The leadership of the ICM in this project is due to the proven experience of the research group Functioning and Vulnerability of Marine Ecosystems in the study of marine communities and resources that inhabit the exploited ecosystems. It is precisely this group that has advised the Spanish government in the creation of the new network of marine reserves of fishing interest whose effectiveness will now be evaluated thanks to the BITER project.

"We are beginning the Decade of Ocean Science declared by UNESCO, one of the objectives of which is to restore marine ecosystems, and this network of 19 reserves is undoubtedly going to be a global point of reference," celebrates Joan B. Company, also a researcher at the ICM.
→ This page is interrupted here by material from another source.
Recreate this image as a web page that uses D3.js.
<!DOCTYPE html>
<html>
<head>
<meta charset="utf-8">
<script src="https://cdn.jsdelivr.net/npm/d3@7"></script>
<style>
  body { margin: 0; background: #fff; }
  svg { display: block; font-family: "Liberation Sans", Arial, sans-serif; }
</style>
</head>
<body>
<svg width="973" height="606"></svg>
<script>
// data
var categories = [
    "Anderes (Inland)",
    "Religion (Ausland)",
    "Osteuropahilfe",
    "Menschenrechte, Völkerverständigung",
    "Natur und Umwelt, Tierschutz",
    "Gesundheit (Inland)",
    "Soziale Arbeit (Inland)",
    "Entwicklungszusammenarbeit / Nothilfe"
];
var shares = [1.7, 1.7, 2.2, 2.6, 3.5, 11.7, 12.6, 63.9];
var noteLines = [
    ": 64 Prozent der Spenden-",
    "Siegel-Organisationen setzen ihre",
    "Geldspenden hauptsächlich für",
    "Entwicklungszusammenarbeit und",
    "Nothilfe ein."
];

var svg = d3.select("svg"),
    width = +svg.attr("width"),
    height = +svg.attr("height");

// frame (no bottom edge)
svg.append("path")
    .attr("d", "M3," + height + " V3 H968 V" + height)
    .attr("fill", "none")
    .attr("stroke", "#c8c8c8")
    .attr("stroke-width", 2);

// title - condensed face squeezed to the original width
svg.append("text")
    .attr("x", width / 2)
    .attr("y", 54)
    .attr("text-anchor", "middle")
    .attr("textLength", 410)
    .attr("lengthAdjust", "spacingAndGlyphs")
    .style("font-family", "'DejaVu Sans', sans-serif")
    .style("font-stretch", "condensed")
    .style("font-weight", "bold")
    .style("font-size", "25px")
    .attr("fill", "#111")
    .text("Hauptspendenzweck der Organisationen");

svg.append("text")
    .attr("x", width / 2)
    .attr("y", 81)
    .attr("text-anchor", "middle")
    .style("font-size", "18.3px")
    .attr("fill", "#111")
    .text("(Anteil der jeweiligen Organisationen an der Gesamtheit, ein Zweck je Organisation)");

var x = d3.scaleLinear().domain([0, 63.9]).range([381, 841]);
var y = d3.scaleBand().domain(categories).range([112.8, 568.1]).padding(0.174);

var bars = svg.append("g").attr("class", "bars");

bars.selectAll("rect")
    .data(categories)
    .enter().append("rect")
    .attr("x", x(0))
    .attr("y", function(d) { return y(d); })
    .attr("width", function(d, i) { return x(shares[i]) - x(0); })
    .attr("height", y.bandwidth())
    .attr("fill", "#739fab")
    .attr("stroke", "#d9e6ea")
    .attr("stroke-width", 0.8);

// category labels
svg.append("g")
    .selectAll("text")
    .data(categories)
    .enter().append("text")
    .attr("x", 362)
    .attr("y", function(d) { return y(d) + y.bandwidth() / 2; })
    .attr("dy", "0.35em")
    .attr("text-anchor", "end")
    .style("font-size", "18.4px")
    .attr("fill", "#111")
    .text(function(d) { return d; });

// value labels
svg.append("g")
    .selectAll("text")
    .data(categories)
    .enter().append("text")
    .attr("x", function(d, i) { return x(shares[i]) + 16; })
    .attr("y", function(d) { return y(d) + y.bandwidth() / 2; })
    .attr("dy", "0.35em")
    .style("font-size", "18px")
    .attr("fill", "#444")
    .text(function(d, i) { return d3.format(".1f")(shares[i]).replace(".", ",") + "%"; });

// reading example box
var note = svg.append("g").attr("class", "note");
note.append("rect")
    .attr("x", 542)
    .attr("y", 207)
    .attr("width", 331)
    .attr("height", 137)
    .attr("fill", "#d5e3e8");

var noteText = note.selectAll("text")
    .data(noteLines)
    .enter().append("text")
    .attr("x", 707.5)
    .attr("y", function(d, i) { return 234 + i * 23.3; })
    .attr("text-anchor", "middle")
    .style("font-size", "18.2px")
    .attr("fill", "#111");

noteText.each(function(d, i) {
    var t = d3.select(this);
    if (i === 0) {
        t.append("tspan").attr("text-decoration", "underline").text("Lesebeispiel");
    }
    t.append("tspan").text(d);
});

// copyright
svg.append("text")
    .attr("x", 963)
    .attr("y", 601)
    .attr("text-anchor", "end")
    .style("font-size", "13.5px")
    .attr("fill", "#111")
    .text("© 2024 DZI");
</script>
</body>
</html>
For its part, the UPC group participating in the project, the Technological Development Centre for Remote Acquisition and Data Processing Systems (SARTI-UPC), is one of the few in Spain with top-level experience in the design, development and implementation of marine technologies, including underwater acoustic systems. It manages the OBSEA marine observatory, the only cabled underwater platform in the Spanish Mediterranean.

"The design of new seabed observation platforms that are lightweight and allow deployment and retrieval from vessels is one of the challenges of the project. Thanks to the OBSEA underwater station, these platforms will be tested in a controlled environment before deployment in marine protected areas, located at greater depth," explain Joaquín del Río, a SARTI-UPC researcher, and Jacopo Aguzzi (ICM).

Finally, the UdG participates in the project through the ViCOROB-UdG group, which has extensive experience in national and international research projects related to autonomous underwater vehicles (AUVs), including the development of the AUVs Girona 500/1000 and Sparus II, which are used by different research groups internationally.

"In this project we are going to develop AUVs that will actively search for individuals of protected species and map the areas they inhabit to have more detailed knowledge of these areas. The AUVs allow us to monitor the seabed in a flexible and simple way and will be a key instrument for the management of marine ecosystems," highlights Marc Carreras, a VICOROB-UdG researcher.

According to the project's participants, "this multidisciplinary approach will ensure the development of state-of-the-art methodologies that will enable better and more sustainable fisheries management, as well as the recovery of marine habitats damaged by human activity and the establishment of protocols for monitoring marine reserve networks located at great depth."